Confounding Father: Thomas Jefferson’s Image in His Own Time
by Robert M. S. McDonald (Col ’92)
McDonald, a history professor at the United States Military Academy, examines how Thomas Jefferson was perceived by his contemporaries. He was a divisive figure in his time; his supporters held parades in his honor, his opponents saw him as radical and dangerous. “Jefferson stood as a symbol for his age,” McDonald writes, “appearing to champion a future for which many hoped and others feared.”

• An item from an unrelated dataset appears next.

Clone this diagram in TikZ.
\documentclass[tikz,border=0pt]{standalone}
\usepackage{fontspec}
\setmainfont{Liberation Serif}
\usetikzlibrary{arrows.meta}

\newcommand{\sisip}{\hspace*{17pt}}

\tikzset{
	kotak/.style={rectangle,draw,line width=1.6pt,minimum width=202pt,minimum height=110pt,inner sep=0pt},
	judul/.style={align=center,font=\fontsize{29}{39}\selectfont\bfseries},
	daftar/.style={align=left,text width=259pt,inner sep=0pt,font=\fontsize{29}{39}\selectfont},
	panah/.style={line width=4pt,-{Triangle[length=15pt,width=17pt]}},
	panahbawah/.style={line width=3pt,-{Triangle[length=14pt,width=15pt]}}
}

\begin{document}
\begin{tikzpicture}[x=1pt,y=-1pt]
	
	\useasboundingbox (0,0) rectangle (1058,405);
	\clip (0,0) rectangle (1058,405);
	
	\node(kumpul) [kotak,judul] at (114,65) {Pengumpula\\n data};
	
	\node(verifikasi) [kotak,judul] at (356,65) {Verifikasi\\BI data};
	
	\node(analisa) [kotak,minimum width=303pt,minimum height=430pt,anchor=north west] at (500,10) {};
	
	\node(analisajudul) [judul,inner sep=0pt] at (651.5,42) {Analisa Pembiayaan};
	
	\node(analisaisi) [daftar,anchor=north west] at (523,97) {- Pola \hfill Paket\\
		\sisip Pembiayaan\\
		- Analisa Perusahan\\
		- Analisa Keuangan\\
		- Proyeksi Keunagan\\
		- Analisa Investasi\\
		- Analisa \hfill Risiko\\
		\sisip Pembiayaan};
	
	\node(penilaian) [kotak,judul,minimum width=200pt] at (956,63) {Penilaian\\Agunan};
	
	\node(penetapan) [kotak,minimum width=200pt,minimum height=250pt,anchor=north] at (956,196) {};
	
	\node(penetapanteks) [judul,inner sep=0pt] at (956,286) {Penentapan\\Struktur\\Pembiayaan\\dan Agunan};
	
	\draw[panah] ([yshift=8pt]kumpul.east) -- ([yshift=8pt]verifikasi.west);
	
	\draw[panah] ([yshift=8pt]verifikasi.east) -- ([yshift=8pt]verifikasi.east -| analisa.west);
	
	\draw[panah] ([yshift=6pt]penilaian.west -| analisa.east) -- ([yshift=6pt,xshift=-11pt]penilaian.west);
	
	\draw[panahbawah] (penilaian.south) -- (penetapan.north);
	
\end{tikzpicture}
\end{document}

How Did This Happen? Poems for the Not So Young Anymore
Edited by Mary D. Esselman (Staff) and Elizabeth Ash Velez
Esselman, the editor of Iris, the UVA Women’s Center magazine, and Velez help readers face “both the insults to the flesh and the injuries to the soul that come with growing older” through poetry. The poets in this anthology cover a wide span from William Shakespeare (“We are such stuff/As dreams are made on”) to Ada Limón (“Say you’d still want this: us alive,/right here, feeling lucky.”)

Fräulein M.
by Caroline Woods (Col ’05)
This novel, set in both 1930s Berlin and 1970s South Carolina, tells the story of two German sisters living very different lives in the era leading up to World War II. One sister works as a cigarette girl in a bar; the other works as a servant for a Nazi family. Woods captures the creativity and turmoil of Weimar Berlin, and the terror as Hitler rises to power.

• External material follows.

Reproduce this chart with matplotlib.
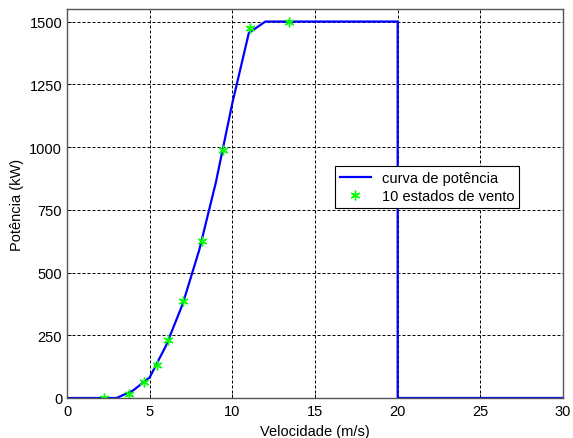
import matplotlib
matplotlib.use("Agg")
import matplotlib.pyplot as plt

# curva de potência (m/s, kW)
vel_curva = [0, 1, 2, 3, 4, 5, 6, 7, 8, 9, 10, 11, 12, 13, 14, 15, 16, 17, 18, 19, 20, 20, 25, 30]
pot_curva = [0, 0, 0, 0, 30, 82, 210, 375, 590, 858, 1175, 1455, 1500, 1500, 1500, 1500, 1500,
             1500, 1500, 1500, 1500, 0, 0, 0]

# 10 estados de vento
vel_estados = [2.26, 3.77, 4.68, 5.42, 6.13, 7.04, 8.15, 9.42, 11.07, 13.45]
pot_estados = [0, 16, 62, 132, 232, 387, 625, 987, 1475, 1500]

xticks = [0, 5, 10, 15, 20, 25, 30]
yticks = [0, 250, 500, 750, 1000, 1250, 1500]

plt.rcParams['font.family'] = ['Liberation Sans', 'DejaVu Sans']
plt.rcParams['font.size'] = 10.5

fig = plt.figure(figsize=(5.73, 4.39), dpi=100)
ax = fig.add_axes([67 / 573, 1 - 399 / 439, 496 / 573, 389 / 439])

ax.plot(vel_curva, pot_curva, color=(0, 0, 1), linewidth=1.6, label='curva de potência')
ax.plot(vel_estados, pot_estados, linestyle='none', marker=(6, 2, 0), markersize=7,
        markeredgewidth=1.0, color=(0, 1, 0), label='10 estados de vento')

ax.set_xlim(0, 30)
ax.set_ylim(0, 1550)
ax.set_xticks(xticks)
ax.set_yticks(yticks)
ax.grid(True, color='black', linestyle=(0, (3, 2)), linewidth=0.72)
ax.tick_params(direction='in', length=3, width=0.7, colors='black')
ax.tick_params(axis='x', pad=4.5)
ax.tick_params(axis='y', pad=3.5)
for s in ax.spines.values():
    s.set_color('#555555')
    s.set_linewidth(1.0)

ax.set_xlabel('Velocidade (m/s)', labelpad=4)
ax.set_ylabel('Potência (kW)', labelpad=4)

leg = ax.legend(loc='upper left', bbox_to_anchor=(0.54, 0.597), fancybox=False,
                framealpha=1, edgecolor='black', borderpad=0.36, handlelength=2.1,
                handletextpad=0.75, labelspacing=0.25, borderaxespad=0)
leg.get_frame().set_linewidth(0.8)

fig.savefig('out.png', dpi=100, facecolor='white')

The Art of Survival: France and the Great War Picaresque
by Libby Murphy (Grad ’99)
“War doesn’t make you better. The most you can hope for is that it doesn’t make you worse,” writes Murphy, a professor of French literature at Oberlin College. This sentiment, she finds, is expressed over and over again in texts written during World War I. Murphy argues that in writing, WWI soldiers used sarcasm, humor and satire as a mode of survival, as did veterans of the wars in Iraq and Afghanistan.

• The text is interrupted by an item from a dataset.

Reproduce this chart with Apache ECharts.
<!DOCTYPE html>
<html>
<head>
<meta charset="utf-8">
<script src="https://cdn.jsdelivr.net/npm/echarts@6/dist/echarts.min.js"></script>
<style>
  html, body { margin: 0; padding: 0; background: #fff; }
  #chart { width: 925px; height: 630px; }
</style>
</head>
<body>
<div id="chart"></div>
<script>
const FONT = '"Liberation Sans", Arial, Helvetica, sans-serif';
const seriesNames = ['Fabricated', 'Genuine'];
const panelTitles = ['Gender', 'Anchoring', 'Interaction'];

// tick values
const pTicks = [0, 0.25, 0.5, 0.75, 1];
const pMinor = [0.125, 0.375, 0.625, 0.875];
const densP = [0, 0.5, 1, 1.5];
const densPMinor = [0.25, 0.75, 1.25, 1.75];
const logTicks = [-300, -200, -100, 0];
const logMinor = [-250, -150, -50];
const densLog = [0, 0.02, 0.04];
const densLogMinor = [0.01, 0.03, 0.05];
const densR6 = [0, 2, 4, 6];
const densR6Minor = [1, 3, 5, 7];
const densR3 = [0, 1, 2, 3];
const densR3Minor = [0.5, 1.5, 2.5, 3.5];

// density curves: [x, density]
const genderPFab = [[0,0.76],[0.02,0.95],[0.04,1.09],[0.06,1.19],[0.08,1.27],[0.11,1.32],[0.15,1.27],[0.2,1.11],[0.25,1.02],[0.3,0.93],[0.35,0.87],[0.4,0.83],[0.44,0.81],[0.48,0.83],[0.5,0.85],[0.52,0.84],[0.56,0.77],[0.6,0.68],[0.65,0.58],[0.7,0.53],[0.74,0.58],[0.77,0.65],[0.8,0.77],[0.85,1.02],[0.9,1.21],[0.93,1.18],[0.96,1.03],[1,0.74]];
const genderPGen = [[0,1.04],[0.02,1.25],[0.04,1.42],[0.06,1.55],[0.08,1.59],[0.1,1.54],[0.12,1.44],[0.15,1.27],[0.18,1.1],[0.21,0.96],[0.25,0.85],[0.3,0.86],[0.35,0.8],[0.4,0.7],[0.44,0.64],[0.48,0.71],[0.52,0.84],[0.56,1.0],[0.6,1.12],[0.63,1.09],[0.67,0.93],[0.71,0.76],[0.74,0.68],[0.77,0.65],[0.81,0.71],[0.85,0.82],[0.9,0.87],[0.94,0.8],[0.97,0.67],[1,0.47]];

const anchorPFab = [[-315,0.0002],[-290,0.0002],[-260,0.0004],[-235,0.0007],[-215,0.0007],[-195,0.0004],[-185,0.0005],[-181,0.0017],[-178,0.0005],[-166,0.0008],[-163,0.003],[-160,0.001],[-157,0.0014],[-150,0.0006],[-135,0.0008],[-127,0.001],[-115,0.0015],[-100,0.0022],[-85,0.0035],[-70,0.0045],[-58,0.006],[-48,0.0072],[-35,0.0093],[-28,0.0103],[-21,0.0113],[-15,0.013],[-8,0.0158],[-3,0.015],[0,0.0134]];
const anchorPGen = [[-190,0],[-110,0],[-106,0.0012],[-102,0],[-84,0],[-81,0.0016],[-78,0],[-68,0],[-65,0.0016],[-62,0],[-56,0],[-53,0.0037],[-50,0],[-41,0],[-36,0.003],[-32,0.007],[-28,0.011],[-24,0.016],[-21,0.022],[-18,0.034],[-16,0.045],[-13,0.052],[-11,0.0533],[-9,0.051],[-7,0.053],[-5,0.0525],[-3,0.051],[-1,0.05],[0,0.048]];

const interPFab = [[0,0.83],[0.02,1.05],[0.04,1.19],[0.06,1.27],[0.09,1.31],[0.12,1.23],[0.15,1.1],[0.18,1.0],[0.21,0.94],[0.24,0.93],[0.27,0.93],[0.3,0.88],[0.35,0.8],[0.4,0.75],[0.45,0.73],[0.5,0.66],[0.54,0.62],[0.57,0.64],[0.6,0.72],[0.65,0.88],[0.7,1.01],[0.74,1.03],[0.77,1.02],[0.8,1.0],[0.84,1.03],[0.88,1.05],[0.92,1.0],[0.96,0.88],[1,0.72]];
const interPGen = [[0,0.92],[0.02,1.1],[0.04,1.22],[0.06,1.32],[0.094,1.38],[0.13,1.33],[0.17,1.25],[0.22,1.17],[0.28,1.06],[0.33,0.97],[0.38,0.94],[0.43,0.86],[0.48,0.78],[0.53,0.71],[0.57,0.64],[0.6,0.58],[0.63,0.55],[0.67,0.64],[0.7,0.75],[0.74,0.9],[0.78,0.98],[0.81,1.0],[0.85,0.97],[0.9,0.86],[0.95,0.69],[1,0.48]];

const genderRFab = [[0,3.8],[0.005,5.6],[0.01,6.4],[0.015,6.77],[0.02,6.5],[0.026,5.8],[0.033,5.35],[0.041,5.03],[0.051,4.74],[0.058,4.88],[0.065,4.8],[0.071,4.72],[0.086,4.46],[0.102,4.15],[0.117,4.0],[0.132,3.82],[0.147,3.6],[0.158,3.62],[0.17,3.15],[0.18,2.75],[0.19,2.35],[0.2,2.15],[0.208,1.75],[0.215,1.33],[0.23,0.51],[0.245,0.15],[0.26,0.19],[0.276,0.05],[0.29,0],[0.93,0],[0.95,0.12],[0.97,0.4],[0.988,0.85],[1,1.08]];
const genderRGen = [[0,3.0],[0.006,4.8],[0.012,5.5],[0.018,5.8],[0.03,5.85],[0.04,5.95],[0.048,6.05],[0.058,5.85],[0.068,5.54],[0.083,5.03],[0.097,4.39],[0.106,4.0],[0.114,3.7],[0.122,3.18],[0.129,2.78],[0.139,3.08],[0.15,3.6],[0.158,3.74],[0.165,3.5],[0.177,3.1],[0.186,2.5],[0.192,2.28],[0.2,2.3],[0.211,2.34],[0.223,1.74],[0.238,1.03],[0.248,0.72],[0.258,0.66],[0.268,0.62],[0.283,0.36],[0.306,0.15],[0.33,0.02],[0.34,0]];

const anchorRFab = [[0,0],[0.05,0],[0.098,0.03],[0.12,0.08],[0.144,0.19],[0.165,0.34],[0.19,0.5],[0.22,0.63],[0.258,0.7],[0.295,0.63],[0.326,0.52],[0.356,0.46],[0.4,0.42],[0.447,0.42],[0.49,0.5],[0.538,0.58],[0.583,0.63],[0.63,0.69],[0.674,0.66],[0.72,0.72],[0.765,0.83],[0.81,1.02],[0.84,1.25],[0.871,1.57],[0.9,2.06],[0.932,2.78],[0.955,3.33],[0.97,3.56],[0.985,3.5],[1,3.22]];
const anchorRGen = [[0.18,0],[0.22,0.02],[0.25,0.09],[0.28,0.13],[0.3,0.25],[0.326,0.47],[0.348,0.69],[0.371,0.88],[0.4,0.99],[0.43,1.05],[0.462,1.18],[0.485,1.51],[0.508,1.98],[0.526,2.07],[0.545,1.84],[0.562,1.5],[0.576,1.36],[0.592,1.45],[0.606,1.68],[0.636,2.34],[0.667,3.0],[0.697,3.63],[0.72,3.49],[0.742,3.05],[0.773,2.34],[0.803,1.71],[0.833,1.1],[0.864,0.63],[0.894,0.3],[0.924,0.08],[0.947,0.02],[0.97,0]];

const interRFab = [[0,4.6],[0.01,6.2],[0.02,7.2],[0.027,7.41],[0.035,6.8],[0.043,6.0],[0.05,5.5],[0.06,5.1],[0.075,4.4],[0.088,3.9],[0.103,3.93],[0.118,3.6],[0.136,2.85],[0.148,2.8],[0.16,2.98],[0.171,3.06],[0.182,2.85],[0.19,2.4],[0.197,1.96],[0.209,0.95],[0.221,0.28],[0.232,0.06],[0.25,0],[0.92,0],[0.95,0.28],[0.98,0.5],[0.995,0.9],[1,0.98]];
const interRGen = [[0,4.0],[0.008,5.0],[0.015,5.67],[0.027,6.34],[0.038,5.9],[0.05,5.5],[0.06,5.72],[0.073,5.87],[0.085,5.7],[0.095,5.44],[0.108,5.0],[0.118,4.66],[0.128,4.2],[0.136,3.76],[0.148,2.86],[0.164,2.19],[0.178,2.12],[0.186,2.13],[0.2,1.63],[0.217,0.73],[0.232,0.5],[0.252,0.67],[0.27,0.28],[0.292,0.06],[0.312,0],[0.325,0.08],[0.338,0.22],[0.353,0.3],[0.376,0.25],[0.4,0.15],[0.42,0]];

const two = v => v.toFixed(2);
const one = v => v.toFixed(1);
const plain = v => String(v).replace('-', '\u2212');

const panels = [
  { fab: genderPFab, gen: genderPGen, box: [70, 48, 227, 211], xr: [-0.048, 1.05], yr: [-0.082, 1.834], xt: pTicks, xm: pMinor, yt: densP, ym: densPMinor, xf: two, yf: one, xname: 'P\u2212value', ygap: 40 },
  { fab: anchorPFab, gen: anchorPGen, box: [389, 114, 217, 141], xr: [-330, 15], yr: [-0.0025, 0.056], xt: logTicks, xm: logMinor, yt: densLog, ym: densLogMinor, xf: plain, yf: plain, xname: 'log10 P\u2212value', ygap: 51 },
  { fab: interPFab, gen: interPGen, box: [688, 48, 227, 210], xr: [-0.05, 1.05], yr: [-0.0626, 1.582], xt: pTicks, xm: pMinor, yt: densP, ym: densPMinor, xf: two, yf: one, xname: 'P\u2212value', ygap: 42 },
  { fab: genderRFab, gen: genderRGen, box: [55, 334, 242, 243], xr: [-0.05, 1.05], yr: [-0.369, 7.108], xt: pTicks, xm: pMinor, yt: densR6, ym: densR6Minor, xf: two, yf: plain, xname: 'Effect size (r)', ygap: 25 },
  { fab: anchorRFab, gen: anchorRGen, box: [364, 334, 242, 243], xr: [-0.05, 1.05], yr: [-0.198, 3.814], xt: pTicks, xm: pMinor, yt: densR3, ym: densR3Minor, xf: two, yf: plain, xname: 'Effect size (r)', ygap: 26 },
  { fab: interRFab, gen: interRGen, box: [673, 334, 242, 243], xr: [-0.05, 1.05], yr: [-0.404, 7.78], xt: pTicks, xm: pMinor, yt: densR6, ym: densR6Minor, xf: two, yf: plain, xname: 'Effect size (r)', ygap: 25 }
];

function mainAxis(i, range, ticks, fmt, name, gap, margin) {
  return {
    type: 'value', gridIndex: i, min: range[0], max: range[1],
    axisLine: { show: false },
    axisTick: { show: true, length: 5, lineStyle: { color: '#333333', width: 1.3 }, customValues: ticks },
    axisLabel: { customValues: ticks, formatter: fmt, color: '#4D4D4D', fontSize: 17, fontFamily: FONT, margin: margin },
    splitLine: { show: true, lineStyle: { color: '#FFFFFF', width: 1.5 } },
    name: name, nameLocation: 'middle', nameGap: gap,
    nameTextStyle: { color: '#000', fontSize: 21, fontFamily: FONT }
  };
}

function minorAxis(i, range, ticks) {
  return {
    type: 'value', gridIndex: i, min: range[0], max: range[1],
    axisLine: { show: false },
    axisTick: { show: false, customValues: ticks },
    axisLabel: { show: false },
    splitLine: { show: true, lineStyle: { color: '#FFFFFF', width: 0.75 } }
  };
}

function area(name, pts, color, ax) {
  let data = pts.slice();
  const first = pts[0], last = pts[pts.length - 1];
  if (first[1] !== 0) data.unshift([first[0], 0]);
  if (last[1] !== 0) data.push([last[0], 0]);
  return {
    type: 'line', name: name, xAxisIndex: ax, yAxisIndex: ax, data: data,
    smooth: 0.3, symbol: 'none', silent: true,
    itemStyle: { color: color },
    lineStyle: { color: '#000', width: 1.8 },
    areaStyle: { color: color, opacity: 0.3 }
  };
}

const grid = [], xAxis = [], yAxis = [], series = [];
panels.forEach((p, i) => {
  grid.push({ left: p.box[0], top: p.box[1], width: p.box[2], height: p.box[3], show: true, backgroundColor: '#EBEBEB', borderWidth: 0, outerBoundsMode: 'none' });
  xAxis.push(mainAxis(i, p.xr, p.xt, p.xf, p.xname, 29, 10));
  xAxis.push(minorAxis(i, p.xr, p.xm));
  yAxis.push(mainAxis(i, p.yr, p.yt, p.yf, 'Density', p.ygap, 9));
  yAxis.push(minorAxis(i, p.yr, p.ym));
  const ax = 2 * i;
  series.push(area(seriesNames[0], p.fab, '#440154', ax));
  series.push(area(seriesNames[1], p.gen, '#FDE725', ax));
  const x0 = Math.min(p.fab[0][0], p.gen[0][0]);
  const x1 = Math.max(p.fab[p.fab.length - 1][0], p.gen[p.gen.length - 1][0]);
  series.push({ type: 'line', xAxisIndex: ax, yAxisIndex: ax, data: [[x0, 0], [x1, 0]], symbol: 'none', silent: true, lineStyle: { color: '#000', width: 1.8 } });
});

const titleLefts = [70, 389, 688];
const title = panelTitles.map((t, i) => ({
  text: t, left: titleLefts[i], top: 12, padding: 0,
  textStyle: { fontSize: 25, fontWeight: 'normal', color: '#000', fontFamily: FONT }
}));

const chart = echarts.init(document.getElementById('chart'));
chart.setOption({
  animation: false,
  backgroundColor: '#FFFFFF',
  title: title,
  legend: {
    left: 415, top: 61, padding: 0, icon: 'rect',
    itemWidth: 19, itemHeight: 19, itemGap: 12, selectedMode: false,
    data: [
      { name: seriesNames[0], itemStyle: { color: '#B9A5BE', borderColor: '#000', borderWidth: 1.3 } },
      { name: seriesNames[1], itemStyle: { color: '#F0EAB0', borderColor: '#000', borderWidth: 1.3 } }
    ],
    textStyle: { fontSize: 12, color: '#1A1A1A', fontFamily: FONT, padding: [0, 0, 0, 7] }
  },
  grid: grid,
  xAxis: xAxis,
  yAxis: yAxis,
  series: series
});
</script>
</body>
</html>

Flash: The Photography of Ed Roseberry
Edited by Steve Trumbull, photography by Ed Roseberry (Com ’49)
Ed Roseberry made roughly 180,000 images of Charlottesville and the University, starting in the 1940s when he was a UVA student, working for the Cavalier Daily, and then as a professional photographer from the 1950s through the ’70s. The vibrant photos in the book document everything from early-1950s Midwinters in Memorial Gym to Queen Elizabeth II’s UVA visit in 1976.

He Comes in Fire
by Aaron R. Even (Col ’93, Grad ’95)
Even, a graduate of the UVA Creative Writing Program, tells the story of a string of church arsons in this novel set in central Virginia at the turn of the 21st century. Even’s prose is lyrical yet precise; he sets the book’s elegiac, vaguely violent tone in the first few pages through descriptions like this: “She crushed the season’s last mosquito against her forearm with a kind of sadness, wiping away the pearl of blood.”